Magdalena Stępień zorganizowała zbiórkę na leczenie swojego synka Oliwiera. Chłopczyk ma nowotwór wątroby i żeby zwiększyć szanse na wyleczenie potrzebuje leczenia w specjalistycznej klinice w Izraelu. W ciągu jednego dnia udało się zebrać wymagane 350 tys. zl.
Sytuacji przyjrzał się w nagraniu Dziki Trener. Influencer opublikował nagranie, na którym zastanawia się nad majątkiem, którym dysponuje Stępień i jej partner Jakub Rzeźniczak.
Dziki Trener przyjrzał się zbiórce: Ten piłkarz nie zarabia dużych pieniędzy od wczoraj, tylko od lat
„Bardzo łatwo możemy znaleźć informacje, że piłkarz Wisły Płock Jakub Rzeźniczak zarabia tam 45 tys. zł miesięcznie. Rocznie prawie 600 tys. – czyli tyle, ile przeciętny Polak rocznie nie zarobił nigdy. Ten piłkarz nie zarabia dużych pieniędzy od wczoraj, tylko od lat” – przekonuje.

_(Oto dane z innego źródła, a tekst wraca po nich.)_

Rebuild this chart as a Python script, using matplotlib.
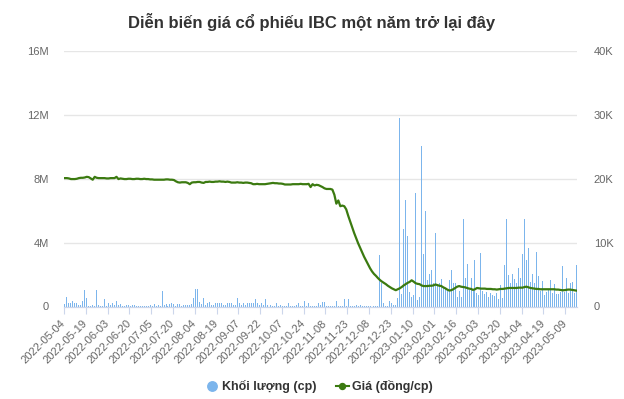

Dziki Trener zastanawia się, czemu Rzeźniczak nie wpadł na pomysł, by pożyczyć pieniądze od swoich kolegów, którzy „często są milionerami”.
Stępień odpowiada Dzikiemu Trenerowi. Modelka: Nie, nie posiadam apartamentu ani nie dostaje 7 tys. PLN od Kuby miesięcznie
Na jego publikację odpowiedziała wkrótce sama modelka. – Ludzie ubliżają mi w wiadomościach prywatnych, wyzywają od najgorszych. (…) Tym, że podróżowałam, bo nie miałam pojęcia, że mój syn będzie chory? Tym, że nie oszczędzałam wystarczająco dużo? – pyta retorycznie.
Stępień przekonuje, że nie wiedzie luksusowego życia. – Nie, nie posiadam apartamentu ani nie dostaje 7 tys. PLN od Kuby miesięcznie, nie, nie mam samochodu. Nigdy w moim życiu nie było za wiele pieniędzy – tłumaczy.
Jak wyjaśnia, nie dysponuje oszczędnościami, które mogłyby pomóc rozwiązać problem. – Jedyny mój dochód w tej chwili to alimenty, które również nie są wysokie jak spekulują tutaj co poniektórzy – stwierdziła.